The market context makes this move particularly consequential. The tokenized real-world asset (RWA) sector has grown from a niche experiment to an estimated $15–20 billion in on-chain value as of Q1 2026, according to aggregated data from multiple on-chain analytics providers — but that figure is almost entirely composed of tokenized US Treasury bills and money market instruments. Corporate actions represent an entirely different and far larger surface area: S&P 500 companies alone distributed over $600 billion in dividends in 2025, per Bloomberg data.

If even a fraction of that flow is routed through on-chain rails managed or endorsed by the DTCC, it would represent the largest real-money on-chain transaction volume in the history of blockchain — dwarfing current DeFi TVL metrics and stablecoin settlement figures.
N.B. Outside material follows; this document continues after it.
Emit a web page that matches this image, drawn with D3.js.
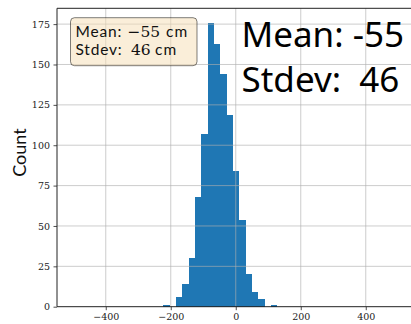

The knock-on effects for layer-1 networks that land DTCC partnerships would be profound: guaranteed transaction volume, regulatory legitimacy by association, and a clear proof point for institutional blockchain adoption that goes beyond Treasury tokenization.

Several layer-1 ecosystems are understood to be in active conversations with the DTCC, though the organization has not publicly named specific chain partners at this stage. Networks with existing institutional traction — those that have already processed regulated asset flows or received no-action acknowledgment from US regulators — are broadly viewed as frontrunners. The decision timeline has not been formally disclosed, but internal project cadences suggest partner announcements could emerge within the next two to three quarters.

It is also worth noting the DTCC's structural leverage here. Because it sits at the center of US post-trade infrastructure, any blockchain it endorses for corporate action processing will effectively receive a de facto institutional standard designation — a network-effects moat that money alone cannot replicate. This is not the DTCC experimenting; this is the DTCC potentially anointing.

BlockAI News' Take

The framing around blockchain adoption in traditional finance has, for years, leaned heavily on the word "exploring." The DTCC's move feels different — not because clearinghouses haven't touched blockchain before, but because corporate actions are the first genuinely complex, high-stakes operational category being put on the table. Tokenizing a Treasury bill is relatively straightforward: it is a simple instrument with predictable cash flows. Tokenizing a cash dividend with associated tax withholding, fractional entitlements, and cross-border custodian chains is an entirely different engineering and legal challenge. That the DTCC is targeting this category first, rather than retreating to simpler instruments, suggests genuine operational intent rather than regulatory positioning.

There is also a competitive dimension worth watching. Europe's post-trade infrastructure has been moving faster on DLT adoption — the European Central Bank and various CSDs under the EU's DLT Pilot Regime have already processed live securities settlement on distributed ledger infrastructure. The DTCC may be responding, at least in part, to the risk of US capital markets infrastructure falling behind European and Asian counterparts who are not waiting for perfect regulatory clarity.

For the layer-1 ecosystem, the implications are asymmetric. A network that wins DTCC partnership gains institutional credibility that no marketing budget could purchase. A network that is passed over — particularly if it was once considered a frontrunner — faces a legitimacy question that will be difficult to shake. The selection process itself is, in effect, a public stress test of enterprise blockchain maturity.

Watch for the DTCC's formal RFP or partnership announcement cadence over Q3–Q4 2026; any named chain partnerships, SEC staff guidance on tokenized corporate action entitlements, or a competing announcement from Euroclear or Clearstream would materially accelerate — or complicate — the timeline.